Yes, with caveats. ICEYE's microsatellite SAR platform masses approximately 100 kg and delivers 3 m resolution imagery in stripmap mode — sufficient for sea-ice mapping at operational scales. True nanosatellites (< 10 kg) cannot currently carry SAR with useful swath widths, but passive microwave and AIS payloads at this scale contribute to ice-zone situational awareness as part of a larger system architecture.
What is the role of EUMETSAT and NOAA in sea-ice forecasting, and does relying on them undermine sovereignty?
EUMETSAT's Ocean and Sea Ice Satellite Application Facility (OSI-SAF) and NOAA's National Ice Center produce global ice products widely used for baseline climatology and seasonal forecasting. Relying on them exclusively is a sovereignty risk: product latency, resolution, and geographic prioritisation are set by their institutional mandates, not yours. A sovereign capability should use these as complementary inputs and calibration references, not as the primary operational data source for your own waters.
How does sea-ice monitoring connect to fisheries and offshore energy operations?
Sea-ice extent and drift directly determine where trawl and longline fleets can safely operate in Arctic and sub-Arctic waters, and when seasonal fisheries open. Offshore platforms and subsea pipelines in ice-affected waters such as the Barents Sea, Beaufort Sea, and Sakhalin face iceberg and ridged-ice loads that require continuous monitoring. A sovereign space capability feeds both fisheries management and infrastructure protection with the same data stream, delivering compounding return on investment.
What international data-sharing obligations apply to national sea-ice data?
WMO Resolution 40 (1995) and its successor WMO Unified Data Policy (Res. 1, 2021) establish expectations of free and open exchange of meteorological and cryospheric data among member states. Nations participating in the WMO Global Cryosphere Watch are encouraged to contribute observations to the global pool. However, these obligations apply to aggregated climatological products, not to high-resolution operational intelligence imagery; nations retain sovereign discretion over tasked SAR data.

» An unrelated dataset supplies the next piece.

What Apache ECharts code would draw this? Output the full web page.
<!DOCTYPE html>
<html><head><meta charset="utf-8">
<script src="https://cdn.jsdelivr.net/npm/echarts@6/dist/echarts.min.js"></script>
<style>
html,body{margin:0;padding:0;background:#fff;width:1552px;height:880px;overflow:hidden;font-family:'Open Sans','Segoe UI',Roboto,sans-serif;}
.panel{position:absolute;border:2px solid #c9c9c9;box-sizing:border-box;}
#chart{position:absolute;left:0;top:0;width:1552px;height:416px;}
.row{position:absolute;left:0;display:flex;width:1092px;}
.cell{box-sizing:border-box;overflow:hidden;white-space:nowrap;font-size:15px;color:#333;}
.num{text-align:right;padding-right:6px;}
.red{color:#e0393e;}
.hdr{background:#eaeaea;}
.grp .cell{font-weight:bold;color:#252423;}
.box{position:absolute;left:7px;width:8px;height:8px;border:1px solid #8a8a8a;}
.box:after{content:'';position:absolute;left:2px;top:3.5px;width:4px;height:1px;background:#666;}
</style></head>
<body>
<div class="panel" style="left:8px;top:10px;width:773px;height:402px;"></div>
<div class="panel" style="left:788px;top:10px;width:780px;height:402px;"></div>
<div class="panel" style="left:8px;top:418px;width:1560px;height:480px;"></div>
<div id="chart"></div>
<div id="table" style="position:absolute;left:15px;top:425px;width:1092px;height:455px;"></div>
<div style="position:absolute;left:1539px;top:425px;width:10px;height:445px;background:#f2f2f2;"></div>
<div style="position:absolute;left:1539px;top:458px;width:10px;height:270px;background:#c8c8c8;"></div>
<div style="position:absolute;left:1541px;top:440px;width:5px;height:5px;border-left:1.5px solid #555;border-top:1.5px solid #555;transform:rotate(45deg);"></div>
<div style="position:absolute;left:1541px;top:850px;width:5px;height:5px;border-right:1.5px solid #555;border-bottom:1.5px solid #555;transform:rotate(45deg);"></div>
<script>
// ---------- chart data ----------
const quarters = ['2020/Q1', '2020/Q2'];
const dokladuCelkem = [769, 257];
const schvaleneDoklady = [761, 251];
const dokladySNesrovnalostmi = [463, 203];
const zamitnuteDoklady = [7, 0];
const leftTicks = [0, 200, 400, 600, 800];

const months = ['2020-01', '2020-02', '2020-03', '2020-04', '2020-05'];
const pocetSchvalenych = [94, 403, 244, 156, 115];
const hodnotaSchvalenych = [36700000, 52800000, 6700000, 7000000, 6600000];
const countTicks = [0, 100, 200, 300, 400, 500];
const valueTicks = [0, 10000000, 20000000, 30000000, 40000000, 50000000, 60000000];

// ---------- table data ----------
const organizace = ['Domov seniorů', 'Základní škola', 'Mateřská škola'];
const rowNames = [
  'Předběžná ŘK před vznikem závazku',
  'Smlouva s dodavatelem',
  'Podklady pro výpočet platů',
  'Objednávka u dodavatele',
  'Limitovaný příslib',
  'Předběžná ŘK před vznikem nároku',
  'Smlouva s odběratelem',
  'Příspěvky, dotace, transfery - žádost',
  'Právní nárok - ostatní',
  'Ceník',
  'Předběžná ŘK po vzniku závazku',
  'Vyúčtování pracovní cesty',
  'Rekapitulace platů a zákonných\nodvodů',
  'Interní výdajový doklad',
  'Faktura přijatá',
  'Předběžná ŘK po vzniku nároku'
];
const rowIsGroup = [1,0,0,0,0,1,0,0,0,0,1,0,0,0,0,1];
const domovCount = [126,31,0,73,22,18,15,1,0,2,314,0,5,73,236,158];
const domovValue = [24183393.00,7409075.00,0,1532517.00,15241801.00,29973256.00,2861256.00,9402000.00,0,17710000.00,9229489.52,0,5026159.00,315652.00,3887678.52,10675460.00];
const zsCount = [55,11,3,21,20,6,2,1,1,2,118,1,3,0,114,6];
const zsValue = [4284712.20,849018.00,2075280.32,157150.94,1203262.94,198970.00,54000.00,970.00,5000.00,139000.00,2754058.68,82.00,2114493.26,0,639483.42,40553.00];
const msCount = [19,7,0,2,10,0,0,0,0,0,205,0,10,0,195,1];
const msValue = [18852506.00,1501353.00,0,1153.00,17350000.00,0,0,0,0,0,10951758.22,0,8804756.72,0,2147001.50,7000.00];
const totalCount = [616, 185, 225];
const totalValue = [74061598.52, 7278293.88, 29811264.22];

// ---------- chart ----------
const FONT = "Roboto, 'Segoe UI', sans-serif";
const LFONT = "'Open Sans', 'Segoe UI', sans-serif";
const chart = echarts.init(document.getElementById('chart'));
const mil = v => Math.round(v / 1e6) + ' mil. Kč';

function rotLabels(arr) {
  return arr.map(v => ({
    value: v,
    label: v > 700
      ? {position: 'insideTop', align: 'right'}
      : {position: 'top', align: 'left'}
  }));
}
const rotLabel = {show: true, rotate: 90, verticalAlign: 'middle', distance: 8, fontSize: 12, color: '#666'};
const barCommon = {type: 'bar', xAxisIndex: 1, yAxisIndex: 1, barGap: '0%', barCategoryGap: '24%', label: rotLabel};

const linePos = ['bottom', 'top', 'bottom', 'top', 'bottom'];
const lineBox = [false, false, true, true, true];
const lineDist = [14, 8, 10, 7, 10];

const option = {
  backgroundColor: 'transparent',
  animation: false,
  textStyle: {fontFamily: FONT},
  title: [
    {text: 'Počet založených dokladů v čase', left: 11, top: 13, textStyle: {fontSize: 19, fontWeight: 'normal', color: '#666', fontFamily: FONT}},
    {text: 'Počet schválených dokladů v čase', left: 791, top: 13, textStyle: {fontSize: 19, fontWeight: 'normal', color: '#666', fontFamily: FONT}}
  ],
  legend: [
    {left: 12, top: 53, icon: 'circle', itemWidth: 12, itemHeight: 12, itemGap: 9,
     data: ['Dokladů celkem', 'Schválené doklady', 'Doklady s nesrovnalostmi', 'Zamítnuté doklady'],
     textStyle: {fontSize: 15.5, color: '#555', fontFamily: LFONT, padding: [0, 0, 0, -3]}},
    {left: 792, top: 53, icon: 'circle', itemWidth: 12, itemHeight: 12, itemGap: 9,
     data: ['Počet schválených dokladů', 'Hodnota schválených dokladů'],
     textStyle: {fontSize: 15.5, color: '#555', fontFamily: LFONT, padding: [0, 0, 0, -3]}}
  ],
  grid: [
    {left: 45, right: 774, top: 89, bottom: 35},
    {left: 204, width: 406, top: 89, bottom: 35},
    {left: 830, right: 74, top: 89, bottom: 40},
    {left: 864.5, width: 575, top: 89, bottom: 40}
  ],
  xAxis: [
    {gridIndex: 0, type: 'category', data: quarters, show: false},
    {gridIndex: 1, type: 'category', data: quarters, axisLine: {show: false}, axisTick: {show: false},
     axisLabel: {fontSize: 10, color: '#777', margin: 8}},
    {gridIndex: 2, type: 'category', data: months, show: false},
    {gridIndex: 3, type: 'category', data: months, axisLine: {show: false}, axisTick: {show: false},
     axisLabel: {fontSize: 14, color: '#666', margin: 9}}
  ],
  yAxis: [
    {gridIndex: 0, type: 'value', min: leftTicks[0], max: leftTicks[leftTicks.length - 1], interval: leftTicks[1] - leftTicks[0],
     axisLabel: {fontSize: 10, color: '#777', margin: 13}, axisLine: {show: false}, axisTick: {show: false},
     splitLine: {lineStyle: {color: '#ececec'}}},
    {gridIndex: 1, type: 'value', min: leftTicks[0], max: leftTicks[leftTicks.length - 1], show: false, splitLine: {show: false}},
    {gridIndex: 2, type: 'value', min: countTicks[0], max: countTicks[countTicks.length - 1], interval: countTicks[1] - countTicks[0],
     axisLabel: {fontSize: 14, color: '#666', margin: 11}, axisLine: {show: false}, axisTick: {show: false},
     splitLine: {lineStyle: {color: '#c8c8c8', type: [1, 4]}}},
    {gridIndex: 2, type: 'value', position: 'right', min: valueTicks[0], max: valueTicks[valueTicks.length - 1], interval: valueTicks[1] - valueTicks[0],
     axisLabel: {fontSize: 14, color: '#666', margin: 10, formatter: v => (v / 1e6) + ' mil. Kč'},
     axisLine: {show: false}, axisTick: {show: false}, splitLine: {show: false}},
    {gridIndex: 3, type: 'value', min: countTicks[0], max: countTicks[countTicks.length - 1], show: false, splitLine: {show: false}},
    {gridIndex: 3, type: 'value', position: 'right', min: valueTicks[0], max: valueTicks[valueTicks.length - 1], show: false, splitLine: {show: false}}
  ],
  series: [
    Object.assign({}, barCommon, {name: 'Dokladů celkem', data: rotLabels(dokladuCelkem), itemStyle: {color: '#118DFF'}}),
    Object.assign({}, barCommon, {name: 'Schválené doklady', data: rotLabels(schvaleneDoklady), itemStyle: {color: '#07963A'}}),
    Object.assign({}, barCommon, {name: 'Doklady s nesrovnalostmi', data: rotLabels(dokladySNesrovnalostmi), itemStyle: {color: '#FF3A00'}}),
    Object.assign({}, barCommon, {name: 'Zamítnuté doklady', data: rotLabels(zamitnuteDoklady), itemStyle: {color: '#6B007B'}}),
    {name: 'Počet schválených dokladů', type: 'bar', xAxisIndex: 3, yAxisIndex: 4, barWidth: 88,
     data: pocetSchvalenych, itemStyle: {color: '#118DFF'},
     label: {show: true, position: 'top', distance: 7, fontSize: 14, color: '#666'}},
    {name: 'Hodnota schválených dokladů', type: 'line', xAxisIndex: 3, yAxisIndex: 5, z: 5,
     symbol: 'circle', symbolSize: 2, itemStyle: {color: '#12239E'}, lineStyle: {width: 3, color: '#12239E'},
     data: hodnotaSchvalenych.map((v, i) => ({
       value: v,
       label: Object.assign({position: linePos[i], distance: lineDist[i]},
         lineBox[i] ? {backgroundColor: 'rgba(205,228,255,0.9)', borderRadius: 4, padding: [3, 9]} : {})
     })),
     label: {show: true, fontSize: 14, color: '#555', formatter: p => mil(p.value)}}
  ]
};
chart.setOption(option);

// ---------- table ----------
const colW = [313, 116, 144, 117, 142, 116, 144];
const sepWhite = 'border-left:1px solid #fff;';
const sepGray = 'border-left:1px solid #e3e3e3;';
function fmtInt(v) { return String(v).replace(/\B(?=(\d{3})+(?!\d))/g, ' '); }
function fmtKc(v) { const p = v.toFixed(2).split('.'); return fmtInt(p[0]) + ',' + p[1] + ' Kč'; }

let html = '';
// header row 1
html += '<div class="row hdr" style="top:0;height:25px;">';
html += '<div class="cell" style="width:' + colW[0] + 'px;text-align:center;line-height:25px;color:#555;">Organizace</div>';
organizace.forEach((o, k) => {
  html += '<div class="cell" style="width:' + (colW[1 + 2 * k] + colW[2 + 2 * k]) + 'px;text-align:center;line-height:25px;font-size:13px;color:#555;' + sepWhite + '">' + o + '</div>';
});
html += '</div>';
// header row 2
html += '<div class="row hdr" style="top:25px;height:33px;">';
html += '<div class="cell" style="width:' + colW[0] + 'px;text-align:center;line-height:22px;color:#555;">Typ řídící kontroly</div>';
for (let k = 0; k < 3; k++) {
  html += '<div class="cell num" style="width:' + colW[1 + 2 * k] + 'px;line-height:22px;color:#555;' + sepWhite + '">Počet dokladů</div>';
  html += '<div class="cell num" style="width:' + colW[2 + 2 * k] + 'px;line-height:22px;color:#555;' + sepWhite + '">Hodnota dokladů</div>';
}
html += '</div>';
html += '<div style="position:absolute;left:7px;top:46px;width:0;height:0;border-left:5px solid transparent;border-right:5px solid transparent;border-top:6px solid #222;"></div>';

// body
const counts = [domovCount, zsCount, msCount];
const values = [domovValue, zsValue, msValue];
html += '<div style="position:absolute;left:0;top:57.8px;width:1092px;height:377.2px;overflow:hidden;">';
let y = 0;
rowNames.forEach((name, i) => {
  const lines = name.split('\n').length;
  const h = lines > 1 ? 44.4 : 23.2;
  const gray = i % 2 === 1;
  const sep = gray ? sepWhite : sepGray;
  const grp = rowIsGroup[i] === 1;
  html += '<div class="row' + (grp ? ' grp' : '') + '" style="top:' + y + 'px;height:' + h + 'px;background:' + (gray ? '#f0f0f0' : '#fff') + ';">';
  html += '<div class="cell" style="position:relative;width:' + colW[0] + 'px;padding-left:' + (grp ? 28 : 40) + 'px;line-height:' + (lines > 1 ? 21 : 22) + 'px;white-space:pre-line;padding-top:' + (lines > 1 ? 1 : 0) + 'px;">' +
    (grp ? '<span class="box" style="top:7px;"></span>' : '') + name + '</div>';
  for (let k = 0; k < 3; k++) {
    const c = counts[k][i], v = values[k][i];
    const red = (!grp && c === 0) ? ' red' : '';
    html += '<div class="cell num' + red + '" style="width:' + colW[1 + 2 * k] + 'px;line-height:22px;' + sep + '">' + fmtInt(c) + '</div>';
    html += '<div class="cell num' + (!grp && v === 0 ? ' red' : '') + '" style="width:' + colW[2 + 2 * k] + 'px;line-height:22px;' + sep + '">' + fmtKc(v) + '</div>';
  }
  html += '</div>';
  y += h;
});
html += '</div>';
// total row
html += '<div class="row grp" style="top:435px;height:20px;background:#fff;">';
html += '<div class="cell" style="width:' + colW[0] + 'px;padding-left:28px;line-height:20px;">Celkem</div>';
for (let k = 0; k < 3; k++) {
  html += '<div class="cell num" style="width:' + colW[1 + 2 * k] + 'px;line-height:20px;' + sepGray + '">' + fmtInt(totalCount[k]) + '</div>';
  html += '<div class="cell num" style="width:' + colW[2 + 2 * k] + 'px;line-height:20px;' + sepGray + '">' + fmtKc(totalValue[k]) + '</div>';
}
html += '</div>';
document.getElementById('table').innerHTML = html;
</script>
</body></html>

How long does it take a nation to reach operational sea-ice monitoring capability from a standing start?
A realistic timeline for a nation contracting a microsatellite SAR mission through an established manufacturer (e.g. via ESA's FAST programme or a direct commercial contract) is 3–5 years from programme initiation to first operational data, including launch, commissioning, and ground segment integration. Purchasing data access from an existing constellation can bridge the gap operationally within months, but this should be treated as a temporary measure while sovereign hardware is procured, not a long-term substitute.